Transcribe only what runs from the line containing "Rebuild this diagram" through the final line below, exactly, and leave every picture out.

──────── Provided records ────────

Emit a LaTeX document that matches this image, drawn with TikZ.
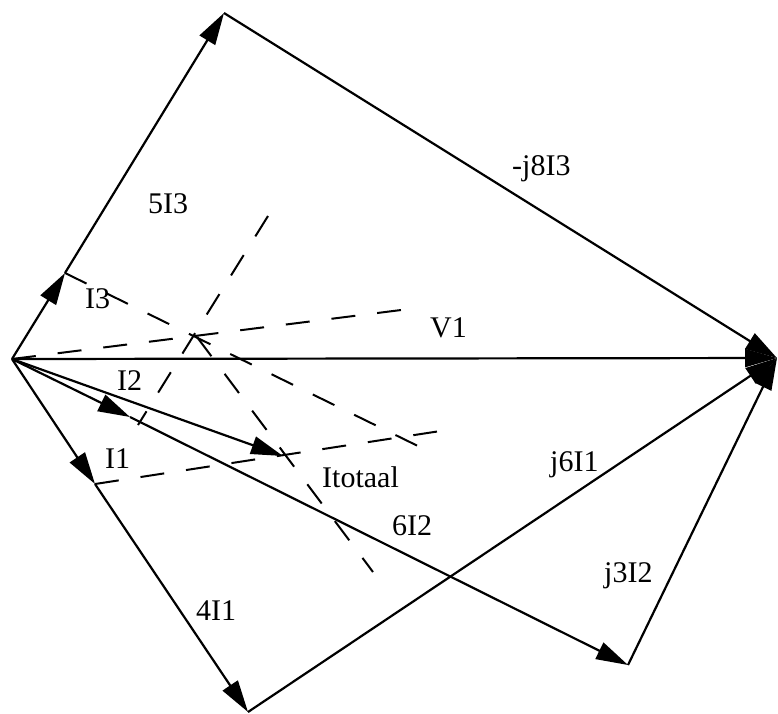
\documentclass[tikz,border=0pt]{standalone}
\usepackage{fontspec}
\setmainfont{Liberation Serif}
\usetikzlibrary{arrows.meta}
\tikzset{
  vec/.style={line width=2.2pt, -{Triangle[length=32pt,width=18pt]}},
  constr/.style={line width=2pt, dash pattern=on 24pt off 22pt},
  lbl/.style={anchor=base west, inner sep=0pt, font=\fontsize{30}{36}\selectfont}
}
\begin{document}
\begin{tikzpicture}[x=1pt,y=-1pt]
\useasboundingbox (0,0) rectangle (778,713);
% main points
\coordinate (O) at (12,359);
\coordinate (A) at (224,13);
\coordinate (P) at (777,358);
\coordinate (B) at (248,712);
\coordinate (C) at (95,484);
\coordinate (D) at (628,665);
\coordinate (I3t) at (65,273);
\coordinate (I2t) at (130,417);
\coordinate (T) at (283,456);
\coordinate (Q) at (197,337);
% construction end points
\coordinate (V1e) at (417,308);
\coordinate (E2) at (422,448);
\coordinate (F3) at (268,216);
\coordinate (G3) at (138,425);
\coordinate (E4) at (373,572);
\coordinate (E5) at (447,430);
% dashed construction lines
\draw[constr] (O) -- (V1e);
\draw[constr] (I3t) -- (E2);
\draw[constr] (F3) -- (G3);
\draw[constr] (Q) -- (E4);
\draw[constr] (C) -- (E5);
% phasors
\draw[vec] (O) -- (I3t);
\draw[vec] (I3t) -- (A);
\draw[vec] (A) -- (P);
\draw[vec] (O) -- (P);
\draw[vec] (O) -- (I2t);
\draw[vec] (I2t) -- (D);
\draw[vec] (D) -- (P);
\draw[vec] (O) -- (C);
\draw[vec] (C) -- (B);
\draw[vec] (B) -- (P);
\draw[vec] (O) -- (T);
% labels
\node[lbl] (lI3) at (85,308) {I3};
\node[lbl] (lI2) at (117,390) {I2};
\node[lbl] (lI1) at (105,468) {I1};
\node[lbl] (l5I3) at (148,213) {5I3};
\node[lbl] (lV1) at (430,337) {V1};
\node[lbl] (lj8) at (512,175) {-j8I3};
\node[lbl] (lIt) at (322,487) {Itotaal};
\node[lbl] (l6I2) at (392,535) {6I2};
\node[lbl] (lj3) at (604,582) {j3I2};
\node[lbl] (lj6) at (550,471) {j6I1};
\node[lbl] (l4I1) at (196,620) {4I1};
\end{tikzpicture}
\end{document}
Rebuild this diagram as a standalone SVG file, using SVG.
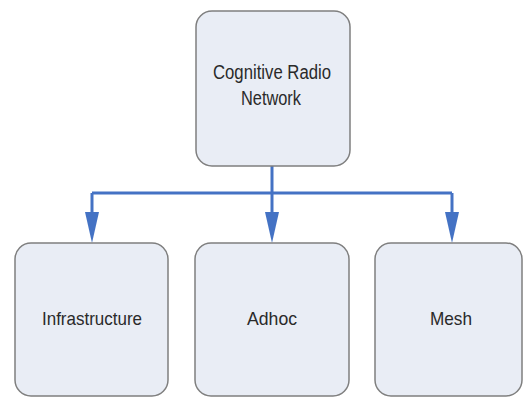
<svg xmlns="http://www.w3.org/2000/svg" width="524" height="398" viewBox="0 0 524 398">
<style>
.box{fill:#e9edf5;stroke:#7f7f7f;stroke-width:1.5}
.lbl{font-family:"Liberation Sans",Arial,sans-serif;font-size:19px;fill:#2a2a2a;text-anchor:middle}
.ttl{font-size:20px}
.ln{fill:none;stroke:#4472c4;stroke-width:3}
.ah{fill:#4472c4}
</style>
<rect width="524" height="398" fill="#ffffff"/>
<g id="connectors">
<path class="ln" d="M272,166 V193"/>
<path class="ln" d="M92,193 H452"/>
<path class="ln" d="M92,193 V214"/>
<path class="ln" d="M272,193 V214"/>
<path class="ln" d="M452,193 V214"/>
<path class="ah" d="M85,212 L99,212 L92,243 Z"/>
<path class="ah" d="M265,212 L279,212 L272,243 Z"/>
<path class="ah" d="M445,212 L459,212 L452,243 Z"/>
</g>
<g id="crn">
<rect class="box" x="196" y="11" width="154" height="155" rx="16"/>
<text class="lbl ttl" x="272" y="79" textLength="118" lengthAdjust="spacingAndGlyphs">Cognitive Radio</text>
<text class="lbl ttl" x="271" y="105" textLength="60" lengthAdjust="spacingAndGlyphs">Network</text>
</g>
<g id="infrastructure">
<rect class="box" x="15" y="243" width="153" height="153" rx="16"/>
<text class="lbl" x="92" y="325" textLength="100" lengthAdjust="spacingAndGlyphs">Infrastructure</text>
</g>
<g id="adhoc">
<rect class="box" x="195" y="243" width="154" height="153" rx="16"/>
<text class="lbl" x="272" y="325" textLength="50" lengthAdjust="spacingAndGlyphs">Adhoc</text>
</g>
<g id="mesh">
<rect class="box" x="375" y="243" width="147" height="153" rx="16"/>
<text class="lbl" x="451" y="325" textLength="42" lengthAdjust="spacingAndGlyphs">Mesh</text>
</g>
</svg>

────────

# The response
Rebuild this diagram as a standalone SVG file, using SVG.
<svg xmlns="http://www.w3.org/2000/svg" width="524" height="398" viewBox="0 0 524 398">
<style>
.box{fill:#e9edf5;stroke:#7f7f7f;stroke-width:1.5}
.lbl{font-family:"Liberation Sans",Arial,sans-serif;font-size:19px;fill:#2a2a2a;text-anchor:middle}
.ttl{font-size:20px}
.ln{fill:none;stroke:#4472c4;stroke-width:3}
.ah{fill:#4472c4}
</style>
<rect width="524" height="398" fill="#ffffff"/>
<g id="connectors">
<path class="ln" d="M272,166 V193"/>
<path class="ln" d="M92,193 H452"/>
<path class="ln" d="M92,193 V214"/>
<path class="ln" d="M272,193 V214"/>
<path class="ln" d="M452,193 V214"/>
<path class="ah" d="M85,212 L99,212 L92,243 Z"/>
<path class="ah" d="M265,212 L279,212 L272,243 Z"/>
<path class="ah" d="M445,212 L459,212 L452,243 Z"/>
</g>
<g id="crn">
<rect class="box" x="196" y="11" width="154" height="155" rx="16"/>
<text class="lbl ttl" x="272" y="79" textLength="118" lengthAdjust="spacingAndGlyphs">Cognitive Radio</text>
<text class="lbl ttl" x="271" y="105" textLength="60" lengthAdjust="spacingAndGlyphs">Network</text>
</g>
<g id="infrastructure">
<rect class="box" x="15" y="243" width="153" height="153" rx="16"/>
<text class="lbl" x="92" y="325" textLength="100" lengthAdjust="spacingAndGlyphs">Infrastructure</text>
</g>
<g id="adhoc">
<rect class="box" x="195" y="243" width="154" height="153" rx="16"/>
<text class="lbl" x="272" y="325" textLength="50" lengthAdjust="spacingAndGlyphs">Adhoc</text>
</g>
<g id="mesh">
<rect class="box" x="375" y="243" width="147" height="153" rx="16"/>
<text class="lbl" x="451" y="325" textLength="42" lengthAdjust="spacingAndGlyphs">Mesh</text>
</g>
</svg>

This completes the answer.